__CHALLENGE__
Pictures excluded, return the lines below from the first through the line holding "ctx.fillText(TITLE, 57, 30);".

######

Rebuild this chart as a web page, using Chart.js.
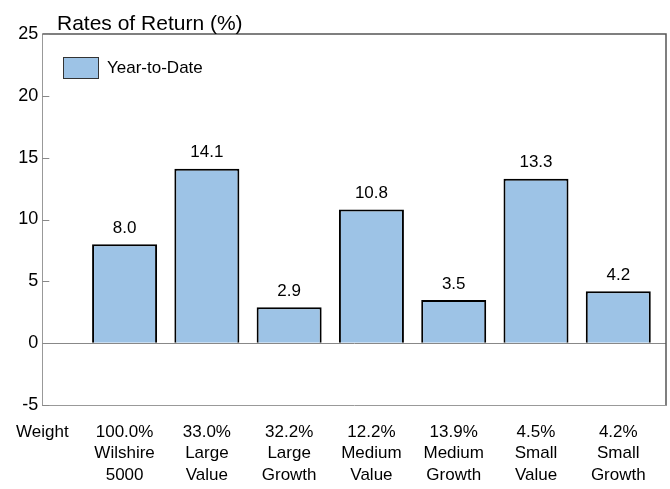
<!DOCTYPE html>
<html>
<head>
<meta charset="utf-8">
<script src="https://cdn.jsdelivr.net/npm/chart.js@4.4.1/dist/chart.umd.min.js"></script>
<style>
  html, body { margin: 0; padding: 0; background: #fff; }
  #wrap { width: 670px; height: 489px; position: relative; }
</style>
</head>
<body>
<div id="wrap"><canvas id="chart"></canvas></div>
<script>
// data
var TITLE = 'Rates of Return (%)';
var SERIES_LABEL = 'Year-to-Date';
var WEIGHT_LABEL = 'Weight';
var weights = ['100.0%', '33.0%', '32.2%', '12.2%', '13.9%', '4.5%', '4.2%'];
var categories = [
  ['Wilshire', '5000'],
  ['Large', 'Value'],
  ['Large', 'Growth'],
  ['Medium', 'Value'],
  ['Medium', 'Growth'],
  ['Small', 'Value'],
  ['Small', 'Growth'],
];
var ytd = [8.0, 14.1, 2.9, 10.8, 3.5, 13.3, 4.2];
var yTicks = [-5, 0, 5, 10, 15, 20, 25];

var FONT = '"Liberation Sans", Arial, sans-serif';
var FILL = '#9DC3E6';

// x position 0 is the "Weight" column, bars sit at 1..7
var points = ytd.map(function (v, i) { return { x: i + 1, y: v }; });

var framePlugin = {
  id: 'frame',
  afterDraw: function (chart) {
    var ctx = chart.ctx;
    var a = chart.chartArea;
    var ys = chart.scales.y;
    ctx.save();

    // top + right border
    ctx.strokeStyle = '#555';
    ctx.lineWidth = 1.5;
    ctx.beginPath();
    ctx.moveTo(a.left, a.top);
    ctx.lineTo(a.right, a.top);
    ctx.lineTo(a.right, a.bottom);
    ctx.stroke();

    // inward tick marks on the y axis
    ctx.strokeStyle = '#888';
    ctx.lineWidth = 1;
    yTicks.forEach(function (t) {
      var py = Math.round(ys.getPixelForValue(t)) + 0.5;
      ctx.beginPath();
      ctx.moveTo(a.left, py);
      ctx.lineTo(a.left + 7, py);
      ctx.stroke();
    });

    // title
    ctx.fillStyle = '#000';
    ctx.font = '21px ' + FONT;
    ctx.textAlign = 'left';
    ctx.textBaseline = 'alphabetic';
    ctx.fillText(TITLE, 57, 30);

    // legend
    ctx.fillStyle = FILL;
    ctx.fillRect(63.5, 57.5, 35, 21);
    ctx.strokeStyle = '#333';
    ctx.strokeRect(63.5, 57.5, 35, 21);
    ctx.fillStyle = '#000';
    ctx.font = '17px ' + FONT;
    ctx.textBaseline = 'middle';
    ctx.fillText(SERIES_LABEL, 107, 68);

    // value labels over bars
    var meta = chart.getDatasetMeta(0);
    ctx.textAlign = 'center';
    ctx.font = '17px ' + FONT;
    meta.data.forEach(function (bar, i) {
      ctx.fillText(ytd[i].toFixed(1), bar.x, bar.y - 16);
    });

    ctx.restore();
  },
};

new Chart(document.getElementById('chart'), {
  type: 'bar',
  plugins: [framePlugin],
  data: {
    datasets: [{
      label: SERIES_LABEL,
      data: points,
      backgroundColor: FILL,
      borderColor: '#000',
      borderWidth: 2,
      barPercentage: 0.79,
      categoryPercentage: 1,
    }],
  },
  options: {
    responsive: true,
    maintainAspectRatio: false,
    animation: false,
    layout: { padding: { top: 34, right: 4, left: 0, bottom: 0 } },
    plugins: {
      legend: { display: false },
      title: { display: false },
      tooltip: { enabled: false },
    },
    scales: {
      x: {
        type: 'linear',
        offset: false,
        min: 0,
        max: 7.58,
        afterBuildTicks: function (scale) {
          scale.ticks = [0, 1, 2, 3, 4, 5, 6, 7].map(function (v) { return { value: v }; });
        },
        afterFit: function (scale) { scale.height = 84; },
        grid: { display: false, drawTicks: false },
        border: { display: true, color: '#999', width: 1 },
        ticks: {
          autoSkip: false,
          maxRotation: 0,
          padding: 16,
          color: '#000',
          font: { family: FONT, size: 17, lineHeight: 1.28 },
          callback: function (v) {
            if (v === 0) { return WEIGHT_LABEL; }
            var i = v - 1;
            if (i < 0 || i >= categories.length || i !== Math.round(i)) { return ''; }
            return [weights[i]].concat(categories[i]);
          },
        },
      },
      y: {
        min: -5,
        max: 25,
        afterFit: function (scale) { scale.width = 41; },
        afterBuildTicks: function (scale) {
          scale.ticks = yTicks.map(function (v) { return { value: v }; });
        },
        grid: {
          drawTicks: false,
          color: function (c) { return c.tick && c.tick.value === 0 ? '#888' : 'rgba(0,0,0,0)'; },
        },
        border: { display: true, color: '#999', width: 1 },
        ticks: {
          padding: 4,
          color: '#000',
          font: { family: FONT, size: 18 },
        },
      },
    },
  },
});
</script>
</body>
</html>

######

__RESULT FOR THIS TASK__
Rebuild this chart as a web page, using Chart.js.
<!DOCTYPE html>
<html>
<head>
<meta charset="utf-8">
<script src="https://cdn.jsdelivr.net/npm/chart.js@4.4.1/dist/chart.umd.min.js"></script>
<style>
  html, body { margin: 0; padding: 0; background: #fff; }
  #wrap { width: 670px; height: 489px; position: relative; }
</style>
</head>
<body>
<div id="wrap"><canvas id="chart"></canvas></div>
<script>
// data
var TITLE = 'Rates of Return (%)';
var SERIES_LABEL = 'Year-to-Date';
var WEIGHT_LABEL = 'Weight';
var weights = ['100.0%', '33.0%', '32.2%', '12.2%', '13.9%', '4.5%', '4.2%'];
var categories = [
  ['Wilshire', '5000'],
  ['Large', 'Value'],
  ['Large', 'Growth'],
  ['Medium', 'Value'],
  ['Medium', 'Growth'],
  ['Small', 'Value'],
  ['Small', 'Growth'],
];
var ytd = [8.0, 14.1, 2.9, 10.8, 3.5, 13.3, 4.2];
var yTicks = [-5, 0, 5, 10, 15, 20, 25];

var FONT = '"Liberation Sans", Arial, sans-serif';
var FILL = '#9DC3E6';

// x position 0 is the "Weight" column, bars sit at 1..7
var points = ytd.map(function (v, i) { return { x: i + 1, y: v }; });

var framePlugin = {
  id: 'frame',
  afterDraw: function (chart) {
    var ctx = chart.ctx;
    var a = chart.chartArea;
    var ys = chart.scales.y;
    ctx.save();

    // top + right border
    ctx.strokeStyle = '#555';
    ctx.lineWidth = 1.5;
    ctx.beginPath();
    ctx.moveTo(a.left, a.top);
    ctx.lineTo(a.right, a.top);
    ctx.lineTo(a.right, a.bottom);
    ctx.stroke();

    // inward tick marks on the y axis
    ctx.strokeStyle = '#888';
    ctx.lineWidth = 1;
    yTicks.forEach(function (t) {
      var py = Math.round(ys.getPixelForValue(t)) + 0.5;
      ctx.beginPath();
      ctx.moveTo(a.left, py);
      ctx.lineTo(a.left + 7, py);
      ctx.stroke();
    });

    // title
    ctx.fillStyle = '#000';
    ctx.font = '21px ' + FONT;
    ctx.textAlign = 'left';
    ctx.textBaseline = 'alphabetic';
    ctx.fillText(TITLE, 57, 30);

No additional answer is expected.